» **WHAT IS NEEDED**: Reproduce the listing below character for character; drop every image.

Charts and diagrams as code
◇ ◇ ◇ ◇ ◇

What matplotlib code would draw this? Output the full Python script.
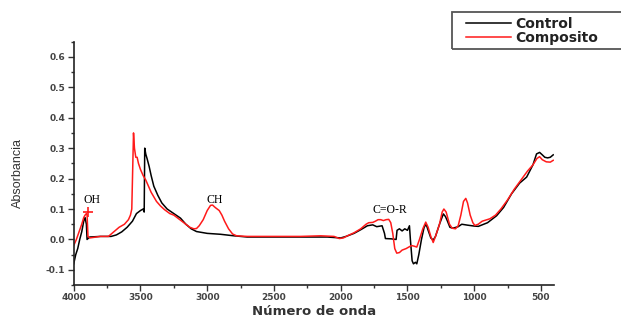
import numpy as np
import matplotlib; matplotlib.use("Agg")
import matplotlib.pyplot as plt
from matplotlib.patches import Rectangle
from matplotlib.ticker import MultipleLocator

# FTIR spectra (wavenumber cm-1, absorbance)
ctrl_x = [4000, 3985, 3970, 3955, 3940, 3925, 3915, 3905, 3900, 3880, 3800, 3720, 3680, 3640,
          3600, 3560, 3530, 3500, 3480, 3472, 3468, 3460, 3450, 3435, 3420, 3400, 3370, 3340,
          3300, 3250, 3200, 3160, 3120, 3080, 3000, 2900, 2800, 2700, 2500, 2300, 2100, 2000,
          1960, 1900, 1850, 1800, 1760, 1730, 1690, 1672, 1665, 1620, 1585, 1578, 1560, 1540,
          1520, 1500, 1485, 1478, 1465, 1455, 1440, 1430, 1415, 1395, 1375, 1360, 1345, 1325,
          1307, 1290, 1260, 1231, 1215, 1200, 1182, 1160, 1120, 1093, 1050, 1000, 969, 900,
          832, 780, 720, 660, 607, 560, 533, 510, 490, 471, 450, 430, 408]
ctrl_y = [-0.08, -0.05, -0.03, 0.0, 0.025, 0.06, 0.072, 0.05, 0.0, 0.008, 0.01, 0.01, 0.015, 0.025,
          0.04, 0.06, 0.085, 0.095, 0.1, 0.09, 0.3, 0.28, 0.265, 0.24, 0.21, 0.175, 0.145, 0.12,
          0.1, 0.085, 0.07, 0.05, 0.035, 0.026, 0.02, 0.017, 0.012, 0.008, 0.008, 0.008, 0.008, 0.005,
          0.01, 0.02, 0.032, 0.045, 0.048, 0.042, 0.045, 0.02, 0.003, 0.002, 0.0, 0.03, 0.035, 0.028,
          0.035, 0.03, 0.045, 0.0, -0.07, -0.08, -0.075, -0.08, -0.05, 0.0, 0.04, 0.05, 0.03, 0.005,
          -0.002, 0.01, 0.05, 0.084, 0.075, 0.06, 0.04, 0.037, 0.042, 0.05, 0.047, 0.044, 0.043, 0.055,
          0.078, 0.105, 0.15, 0.185, 0.205, 0.245, 0.281, 0.286, 0.278, 0.27, 0.268, 0.27, 0.278]

comp_x = [4000, 3980, 3960, 3940, 3925, 3915, 3905, 3900, 3893, 3880, 3800, 3740, 3700, 3660,
          3620, 3590, 3575, 3565, 3552, 3545, 3535, 3525, 3515, 3500, 3480, 3460, 3440, 3420,
          3400, 3380, 3350, 3320, 3280, 3250, 3220, 3190, 3160, 3130, 3100, 3080, 3060, 3030,
          3000, 2975, 2960, 2940, 2910, 2890, 2870, 2840, 2810, 2780, 2700, 2500, 2300, 2150,
          2050, 2010, 1980, 1950, 1900, 1850, 1810, 1790, 1760, 1740, 1720, 1700, 1680, 1660,
          1640, 1625, 1610, 1595, 1580, 1560, 1540, 1510, 1490, 1470, 1450, 1430, 1410, 1385,
          1363, 1345, 1325, 1307, 1290, 1260, 1240, 1227, 1210, 1185, 1165, 1140, 1120, 1100,
          1080, 1063, 1050, 1030, 1010, 995, 970, 940, 882, 840, 800, 750, 700, 650, 600, 560,
          530, 510, 490, 460, 430, 408]
comp_y = [-0.02, 0.0, 0.025, 0.05, 0.072, 0.08, 0.085, 0.08, 0.01, 0.005, 0.01, 0.01, 0.025, 0.04,
          0.05, 0.065, 0.08, 0.1, 0.35, 0.3, 0.27, 0.27, 0.25, 0.23, 0.21, 0.195, 0.175, 0.155,
          0.14, 0.125, 0.11, 0.098, 0.085, 0.08, 0.07, 0.06, 0.05, 0.04, 0.035, 0.036, 0.045, 0.065,
          0.095, 0.112, 0.113, 0.105, 0.095, 0.08, 0.06, 0.035, 0.018, 0.012, 0.01, 0.01, 0.01, 0.012,
          0.01, 0.003, 0.005, 0.012, 0.022, 0.035, 0.05, 0.055, 0.056, 0.06, 0.065, 0.065, 0.062, 0.065,
          0.066, 0.055, 0.02, -0.03, -0.045, -0.043, -0.035, -0.03, -0.025, -0.02, -0.022, -0.025, 0.0, 0.035,
          0.057, 0.04, 0.01, -0.01, 0.01, 0.05, 0.09, 0.1, 0.09, 0.05, 0.037, 0.035, 0.045, 0.08,
          0.125, 0.135, 0.12, 0.08, 0.055, 0.046, 0.05, 0.06, 0.068, 0.08, 0.1, 0.13, 0.165, 0.195, 0.225, 0.245,
          0.266, 0.272, 0.262, 0.255, 0.254, 0.26]

# the little red cross at the OH band
cross_x = [3895]
cross_y = [0.09]

labels = ["OH", "CH", "C=O-R"]
label_x = [3866, 2944, 1633]
label_y = [0.131, 0.131, 0.098]

W, H = 621, 320
fig = plt.figure(figsize=(W / 100, H / 100), dpi=100)
ax = fig.add_axes([0.1187, 0.109, 0.7728, 0.761])

ax.plot(ctrl_x, ctrl_y, color="black", lw=1.1, label="Control")
ax.plot(comp_x, comp_y, color="#ff1a1a", lw=1.1, label="Composito")
ax.plot(cross_x, cross_y, ls="none", marker="+", ms=7, mew=1.2, color="#ff1a1a")

for t, x, y in zip(labels, label_x, label_y):
    ax.text(x, y, t, family="Liberation Serif", fontsize=8.5, ha="center", va="center")

ax.set_xlim(4000, 405)
ax.set_ylim(-0.15, 0.65)
ax.xaxis.set_major_locator(MultipleLocator(500))
ax.xaxis.set_minor_locator(MultipleLocator(250))
yt = np.arange(-0.1, 0.61, 0.1)
ax.set_yticks(yt)
ax.set_yticklabels([f"{v:.1f}" for v in yt])
ax.yaxis.set_minor_locator(MultipleLocator(0.05))
ax.tick_params(which="major", direction="out", length=4, width=1, color="#333")
ax.tick_params(which="minor", direction="out", length=2, width=1, color="#333")
ax.tick_params(labelsize=6.5, labelcolor="#444", pad=2)
for lab in ax.get_xticklabels() + ax.get_yticklabels():
    lab.set_fontweight("bold")
for s in ["top", "right"]:
    ax.spines[s].set_visible(False)
for s in ["left", "bottom"]:
    ax.spines[s].set_linewidth(1.2)
    ax.spines[s].set_color("#222")

ax.set_xlabel("Número de onda", fontsize=9.5, fontweight="bold", color="#333", labelpad=2)
ax.set_ylabel("Absorbancia", family=["Liberation Sans Narrow", "Liberation Sans"], fontsize=9,
              color="#333")
ax.yaxis.set_label_coords(-0.103, 0.46)

# legend box runs off the right edge in the original
fig.patches.append(Rectangle((451.5 / W, 1 - 48.5 / H), 180 / W, 36 / H, transform=fig.transFigure,
                             fill=False, edgecolor="#555", lw=1.3))
leg = fig.legend(loc="upper left", bbox_to_anchor=(462 / W, 1 - 13 / H), frameon=False,
                 borderaxespad=0, handlelength=3.2, handletextpad=0.35, borderpad=0.3,
                 labelspacing=0.0, prop={"weight": "bold", "size": 10})
for t in leg.get_texts():
    t.set_color("#222")

plt.savefig("out.png", dpi=100)
plt.close()
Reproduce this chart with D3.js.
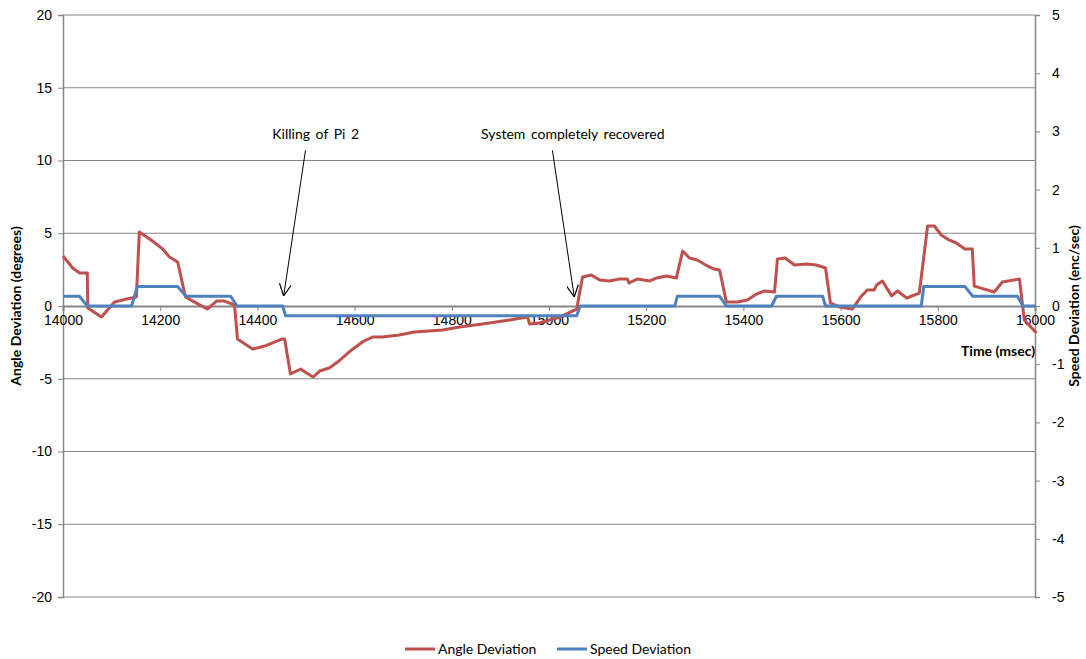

◇ ◇ ◇ ◇ ◇

» **COMPLETED EXERCISE**:
What matplotlib code would draw this? Output the full Python script.
import numpy as np
import matplotlib; matplotlib.use("Agg")
import matplotlib.pyplot as plt
from matplotlib.patches import Rectangle
from matplotlib.ticker import MultipleLocator

# FTIR spectra (wavenumber cm-1, absorbance)
ctrl_x = [4000, 3985, 3970, 3955, 3940, 3925, 3915, 3905, 3900, 3880, 3800, 3720, 3680, 3640,
          3600, 3560, 3530, 3500, 3480, 3472, 3468, 3460, 3450, 3435, 3420, 3400, 3370, 3340,
          3300, 3250, 3200, 3160, 3120, 3080, 3000, 2900, 2800, 2700, 2500, 2300, 2100, 2000,
          1960, 1900, 1850, 1800, 1760, 1730, 1690, 1672, 1665, 1620, 1585, 1578, 1560, 1540,
          1520, 1500, 1485, 1478, 1465, 1455, 1440, 1430, 1415, 1395, 1375, 1360, 1345, 1325,
          1307, 1290, 1260, 1231, 1215, 1200, 1182, 1160, 1120, 1093, 1050, 1000, 969, 900,
          832, 780, 720, 660, 607, 560, 533, 510, 490, 471, 450, 430, 408]
ctrl_y = [-0.08, -0.05, -0.03, 0.0, 0.025, 0.06, 0.072, 0.05, 0.0, 0.008, 0.01, 0.01, 0.015, 0.025,
          0.04, 0.06, 0.085, 0.095, 0.1, 0.09, 0.3, 0.28, 0.265, 0.24, 0.21, 0.175, 0.145, 0.12,
          0.1, 0.085, 0.07, 0.05, 0.035, 0.026, 0.02, 0.017, 0.012, 0.008, 0.008, 0.008, 0.008, 0.005,
          0.01, 0.02, 0.032, 0.045, 0.048, 0.042, 0.045, 0.02, 0.003, 0.002, 0.0, 0.03, 0.035, 0.028,
          0.035, 0.03, 0.045, 0.0, -0.07, -0.08, -0.075, -0.08, -0.05, 0.0, 0.04, 0.05, 0.03, 0.005,
          -0.002, 0.01, 0.05, 0.084, 0.075, 0.06, 0.04, 0.037, 0.042, 0.05, 0.047, 0.044, 0.043, 0.055,
          0.078, 0.105, 0.15, 0.185, 0.205, 0.245, 0.281, 0.286, 0.278, 0.27, 0.268, 0.27, 0.278]

comp_x = [4000, 3980, 3960, 3940, 3925, 3915, 3905, 3900, 3893, 3880, 3800, 3740, 3700, 3660,
          3620, 3590, 3575, 3565, 3552, 3545, 3535, 3525, 3515, 3500, 3480, 3460, 3440, 3420,
          3400, 3380, 3350, 3320, 3280, 3250, 3220, 3190, 3160, 3130, 3100, 3080, 3060, 3030,
          3000, 2975, 2960, 2940, 2910, 2890, 2870, 2840, 2810, 2780, 2700, 2500, 2300, 2150,
          2050, 2010, 1980, 1950, 1900, 1850, 1810, 1790, 1760, 1740, 1720, 1700, 1680, 1660,
          1640, 1625, 1610, 1595, 1580, 1560, 1540, 1510, 1490, 1470, 1450, 1430, 1410, 1385,
          1363, 1345, 1325, 1307, 1290, 1260, 1240, 1227, 1210, 1185, 1165, 1140, 1120, 1100,
          1080, 1063, 1050, 1030, 1010, 995, 970, 940, 882, 840, 800, 750, 700, 650, 600, 560,
          530, 510, 490, 460, 430, 408]
comp_y = [-0.02, 0.0, 0.025, 0.05, 0.072, 0.08, 0.085, 0.08, 0.01, 0.005, 0.01, 0.01, 0.025, 0.04,
          0.05, 0.065, 0.08, 0.1, 0.35, 0.3, 0.27, 0.27, 0.25, 0.23, 0.21, 0.195, 0.175, 0.155,
          0.14, 0.125, 0.11, 0.098, 0.085, 0.08, 0.07, 0.06, 0.05, 0.04, 0.035, 0.036, 0.045, 0.065,
          0.095, 0.112, 0.113, 0.105, 0.095, 0.08, 0.06, 0.035, 0.018, 0.012, 0.01, 0.01, 0.01, 0.012,
          0.01, 0.003, 0.005, 0.012, 0.022, 0.035, 0.05, 0.055, 0.056, 0.06, 0.065, 0.065, 0.062, 0.065,
          0.066, 0.055, 0.02, -0.03, -0.045, -0.043, -0.035, -0.03, -0.025, -0.02, -0.022, -0.025, 0.0, 0.035,
          0.057, 0.04, 0.01, -0.01, 0.01, 0.05, 0.09, 0.1, 0.09, 0.05, 0.037, 0.035, 0.045, 0.08,
          0.125, 0.135, 0.12, 0.08, 0.055, 0.046, 0.05, 0.06, 0.068, 0.08, 0.1, 0.13, 0.165, 0.195, 0.225, 0.245,
          0.266, 0.272, 0.262, 0.255, 0.254, 0.26]

# the little red cross at the OH band
cross_x = [3895]
cross_y = [0.09]

labels = ["OH", "CH", "C=O-R"]
label_x = [3866, 2944, 1633]
label_y = [0.131, 0.131, 0.098]

W, H = 621, 320
fig = plt.figure(figsize=(W / 100, H / 100), dpi=100)
ax = fig.add_axes([0.1187, 0.109, 0.7728, 0.761])

ax.plot(ctrl_x, ctrl_y, color="black", lw=1.1, label="Control")
ax.plot(comp_x, comp_y, color="#ff1a1a", lw=1.1, label="Composito")
ax.plot(cross_x, cross_y, ls="none", marker="+", ms=7, mew=1.2, color="#ff1a1a")

for t, x, y in zip(labels, label_x, label_y):
    ax.text(x, y, t, family="Liberation Serif", fontsize=8.5, ha="center", va="center")

ax.set_xlim(4000, 405)
ax.set_ylim(-0.15, 0.65)
ax.xaxis.set_major_locator(MultipleLocator(500))
ax.xaxis.set_minor_locator(MultipleLocator(250))
yt = np.arange(-0.1, 0.61, 0.1)
ax.set_yticks(yt)
ax.set_yticklabels([f"{v:.1f}" for v in yt])
ax.yaxis.set_minor_locator(MultipleLocator(0.05))
ax.tick_params(which="major", direction="out", length=4, width=1, color="#333")
ax.tick_params(which="minor", direction="out", length=2, width=1, color="#333")
ax.tick_params(labelsize=6.5, labelcolor="#444", pad=2)
for lab in ax.get_xticklabels() + ax.get_yticklabels():
    lab.set_fontweight("bold")
for s in ["top", "right"]:
    ax.spines[s].set_visible(False)
for s in ["left", "bottom"]:
    ax.spines[s].set_linewidth(1.2)
    ax.spines[s].set_color("#222")

ax.set_xlabel("Número de onda", fontsize=9.5, fontweight="bold", color="#333", labelpad=2)
ax.set_ylabel("Absorbancia", family=["Liberation Sans Narrow", "Liberation Sans"], fontsize=9,
              color="#333")
ax.yaxis.set_label_coords(-0.103, 0.46)

# legend box runs off the right edge in the original
fig.patches.append(Rectangle((451.5 / W, 1 - 48.5 / H), 180 / W, 36 / H, transform=fig.transFigure,
                             fill=False, edgecolor="#555", lw=1.3))
leg = fig.legend(loc="upper left", bbox_to_anchor=(462 / W, 1 - 13 / H), frameon=False,
                 borderaxespad=0, handlelength=3.2, handletextpad=0.35, borderpad=0.3,
                 labelspacing=0.0, prop={"weight": "bold", "size": 10})
for t in leg.get_texts():
    t.set_color("#222")

plt.savefig("out.png", dpi=100)
plt.close()
Reproduce this chart with D3.js.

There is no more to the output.